When Nimrod makes or discovers a recurring mistake:

1. **Capture**
   - Write the issue in the active ticket or create a new ticket.

2. **Classify**
   - Missing memory, bad retrieval, stale fact, poor handover, tool gap, unclear policy, bad verification, or user-preference mismatch.

3. **Find root cause**
   - Ask: why did the agent not know or not verify this?

4. **Patch the system**
   - Update one or more of:
     - `AGENTS.md`
     - an index file
     - a runbook
     - a template
     - a script
     - a ticket/spec process

5. **Add verification**
   - Include a concrete check future agents can run.

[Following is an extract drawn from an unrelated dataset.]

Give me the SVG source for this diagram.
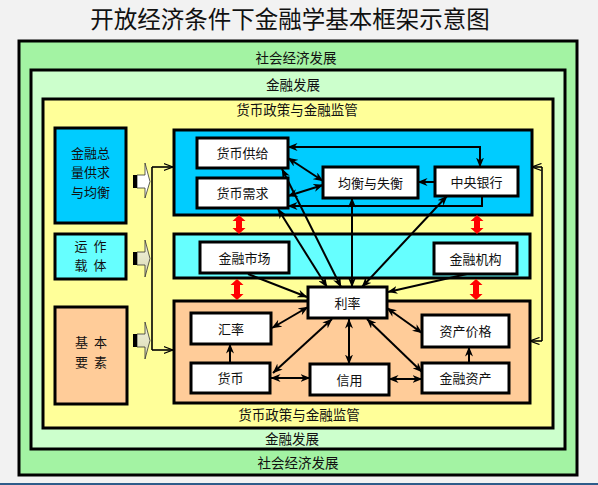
<svg xmlns="http://www.w3.org/2000/svg" width="598" height="485" viewBox="0 0 598 485">
<style>
text{font-family:"Noto Sans CJK SC","Liberation Sans",sans-serif;fill:#111;text-anchor:middle}
.t{font-size:13.5px}
.lb{font-size:13px}
.frame{stroke:#000;stroke-width:3}
.node{fill:#fff;stroke:#000;stroke-width:3}
.c{stroke:#000;stroke-width:2;fill:none}
.thin{stroke:#000;stroke-width:1.6;fill:none}
.red{fill:#f00}
</style>
<defs>
<marker id="ah" viewBox="0 0 10 8" refX="9.5" refY="4" markerWidth="10" markerHeight="8" markerUnits="userSpaceOnUse" orient="auto-start-reverse"><path d="M0,0 L10,4 L0,8 L3,4 z" fill="#000"/></marker>
<marker id="oa" viewBox="0 0 10 8" refX="9.5" refY="4" markerWidth="10" markerHeight="8" markerUnits="userSpaceOnUse" orient="auto"><path d="M0,0.5 L9.5,4 L0,7.5" fill="none" stroke="#000" stroke-width="1.2"/></marker>
<linearGradient id="bg" x1="0" y1="0" x2="0" y2="1"><stop offset="0" stop-color="#f4f4e0"/><stop offset="1" stop-color="#d8d8b0"/></linearGradient>
</defs>
<rect x="0" y="0" width="598" height="485" fill="#f2f2f2"/>
<rect x="0" y="483" width="598" height="2" fill="#2e5c8a"/>
<text x="290" y="28" style="font-size:23.5px">开放经济条件下金融学基本框架示意图</text>

<g id="social">
<rect class="frame" x="19" y="41" width="558" height="434" fill="#a3f3a3"/>
<text class="t" x="296" y="63">社会经济发展</text>
<text class="t" x="298" y="468">社会经济发展</text>
</g>
<g id="finance-dev">
<rect class="frame" x="31" y="70" width="534" height="379" fill="#ccffcc"/>
<text class="t" x="293" y="90">金融发展</text>
<text class="t" x="292" y="444">金融发展</text>
</g>
<g id="policy">
<rect class="frame" x="43" y="99" width="510" height="329" fill="#ffff99"/>
<text class="t" x="297" y="115">货币政策与金融监管</text>
<text class="t" x="299" y="420">货币政策与金融监管</text>
</g>

<g id="left-total">
<rect class="frame" x="55" y="128" width="71" height="95" fill="#00ccff"/>
<text class="lb" x="90.5" y="158">金融总</text>
<text class="lb" x="90.5" y="177">量供求</text>
<text class="lb" x="90.5" y="197">与均衡</text>
</g>
<g id="left-carrier">
<rect class="frame" x="55" y="234" width="71" height="45" fill="#66ffff"/>
<text class="lb" x="90.5" y="251" xml:space="preserve">运  作</text>
<text class="lb" x="90.5" y="270" xml:space="preserve">载  体</text>
</g>
<g id="left-basic">
<rect class="frame" x="55" y="307" width="72" height="97" fill="#ffcc99"/>
<text class="lb" x="91" y="347" xml:space="preserve">基  本</text>
<text class="lb" x="91" y="367" xml:space="preserve">要  素</text>
</g>

<g id="block-arrows">
<path d="M137,175 H145 V163 L150,181.5 L145,198 V188 H137 Z" fill="#fff" stroke="#333" stroke-width="0.8"/>
<rect x="133" y="175" width="4" height="13" fill="#000"/>
<path d="M137,252 H145 V240 L150,258.5 L145,277 V265 H137 Z" fill="url(#bg)" stroke="#333" stroke-width="0.8"/>
<rect x="133" y="252" width="4" height="13" fill="#000"/>
<path d="M137,334 H145 V322 L150,340.5 L145,359 V347 H137 Z" fill="url(#bg)" stroke="#333" stroke-width="0.8"/>
<rect x="133" y="334" width="4" height="13" fill="#000"/>
</g>

<g id="blue-box"><rect class="frame" x="174" y="130" width="358" height="85" fill="#00ccff"/></g>
<g id="cyan-box"><rect class="frame" x="174" y="234" width="356" height="44" fill="#66ffff"/></g>
<g id="peach-box"><rect class="frame" x="174" y="301" width="356" height="102" fill="#ffcc99"/></g>

<g id="red-arrows" class="red">
<path d="M239,215 L245.5,221 L242,221 L242,228 L245.5,228 L239,234 L232.5,228 L236,228 L236,221 L232.5,221 Z"/>
<path d="M237,279 L243.5,285 L240,285 L240,294 L243.5,294 L237,300 L230.5,294 L234,294 L234,285 L230.5,285 Z"/>
<path d="M477,215 L483.5,221 L480,221 L480,228 L483.5,228 L477,234 L470.5,228 L474,228 L474,221 L470.5,221 Z"/>
<path d="M476,279 L482.5,285 L479,285 L479,294 L482.5,294 L476,300 L469.5,294 L473,294 L473,285 L469.5,285 Z"/>
</g>

<g id="connectors">
<polyline class="thin" points="152,167 152,350"/>
<line class="thin" x1="152" y1="167" x2="173" y2="167" marker-end="url(#oa)"/>
<line class="thin" x1="152" y1="350" x2="173" y2="350" marker-end="url(#oa)"/>
<polyline class="thin" points="542,167 542,341"/>
<line class="thin" x1="542" y1="167" x2="532" y2="167" marker-end="url(#oa)"/>
<line class="thin" x1="542" y1="341" x2="530" y2="341" marker-end="url(#oa)"/>

<polyline class="c" points="288,147 480,147 480,167" marker-start="url(#ah)" marker-end="url(#ah)"/>
<polyline class="c" points="482,196 482,206 288,206" marker-end="url(#ah)"/>
<line class="c" x1="435" y1="182" x2="418" y2="182" marker-end="url(#ah)"/>
<line class="c" x1="288" y1="158" x2="323" y2="181" marker-start="url(#ah)" marker-end="url(#ah)"/>
<line class="c" x1="288" y1="196" x2="323" y2="185" marker-start="url(#ah)" marker-end="url(#ah)"/>

<line class="c" x1="282" y1="169" x2="341" y2="287" marker-start="url(#ah)" marker-end="url(#ah)"/>
<line class="c" x1="278" y1="209" x2="327" y2="287" marker-start="url(#ah)" marker-end="url(#ah)"/>
<line class="c" x1="352" y1="198" x2="352" y2="287" marker-start="url(#ah)" marker-end="url(#ah)"/>
<line class="c" x1="447" y1="196" x2="362" y2="287" marker-start="url(#ah)" marker-end="url(#ah)"/>
<line class="c" x1="248" y1="274" x2="307" y2="297" marker-end="url(#ah)"/>
<line class="c" x1="467" y1="274" x2="388" y2="292" marker-end="url(#ah)"/>

<line class="c" x1="308" y1="307" x2="272" y2="328" marker-start="url(#ah)" marker-end="url(#ah)"/>
<line class="c" x1="332" y1="319" x2="273" y2="373" marker-start="url(#ah)" marker-end="url(#ah)"/>
<line class="c" x1="349" y1="319" x2="349" y2="364" marker-start="url(#ah)" marker-end="url(#ah)"/>
<line class="c" x1="230" y1="363" x2="230" y2="344" marker-end="url(#ah)"/>
<line class="c" x1="271" y1="378" x2="310" y2="378" marker-start="url(#ah)" marker-end="url(#ah)"/>
<line class="c" x1="389" y1="379" x2="422" y2="379" marker-start="url(#ah)" marker-end="url(#ah)"/>
<line class="c" x1="469" y1="363" x2="469" y2="347" marker-end="url(#ah)"/>
<line class="c" x1="387" y1="308" x2="422" y2="333" marker-start="url(#ah)" marker-end="url(#ah)"/>
<line class="c" x1="367" y1="319" x2="422" y2="372" marker-start="url(#ah)" marker-end="url(#ah)"/>
</g>

<g id="money-supply"><rect class="node" x="197" y="138" width="91" height="30"/><text class="lb" x="242.5" y="158">货币供给</text></g>
<g id="money-demand"><rect class="node" x="197" y="178" width="91" height="30"/><text class="lb" x="242.5" y="198">货币需求</text></g>
<g id="equilibrium"><rect class="node" x="323" y="167" width="95" height="31"/><text class="lb" x="370.5" y="187.5">均衡与失衡</text></g>
<g id="central-bank"><rect class="node" x="435" y="167" width="83" height="29"/><text class="lb" x="476.5" y="186.5">中央银行</text></g>
<g id="fin-market"><rect class="node" x="200" y="242" width="89" height="31"/><text class="lb" x="244.5" y="262.5">金融市场</text></g>
<g id="fin-institution"><rect class="node" x="434" y="243" width="83" height="31"/><text class="lb" x="475.5" y="263.5">金融机构</text></g>
<g id="interest-rate"><rect class="node" x="308" y="287" width="79" height="31"/><text class="lb" x="347.5" y="307.5">利率</text></g>
<g id="exchange-rate"><rect class="node" x="191" y="313" width="80" height="31"/><text class="lb" x="231" y="333.5">汇率</text></g>
<g id="currency"><rect class="node" x="191" y="363" width="79" height="30"/><text class="lb" x="230.5" y="383">货币</text></g>
<g id="credit"><rect class="node" x="310" y="364" width="79" height="31"/><text class="lb" x="349.5" y="384.5">信用</text></g>
<g id="asset-price"><rect class="node" x="422" y="315" width="87" height="32"/><text class="lb" x="465.5" y="336">资产价格</text></g>
<g id="fin-asset"><rect class="node" x="422" y="363" width="87" height="30"/><text class="lb" x="465.5" y="383">金融资产</text></g>
</svg>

6. **Keep entrypoint light**
   - Add a pointer, not a full dump, to startup docs.

## Indexing Direction

Start simple and durable:

1. Linked markdown indexes
2. Structured YAML/JSON registries for infra/service facts
3. `rg` and small helper scripts
4. Generated indexes from markdown metadata
5. SQLite/search index
6. Vector database/RAG with citations back to files

RAG is a retrieval aid, not source of truth. Source files remain authoritative.

## Fresh-Context Design Rule

A fresh agent should know:

- who Nimrod is
- what the main operating rules are
- where to look next
- how not to cause damage
- how to improve the system when it fails

It should not preload every project detail, historical summary, or service runbook.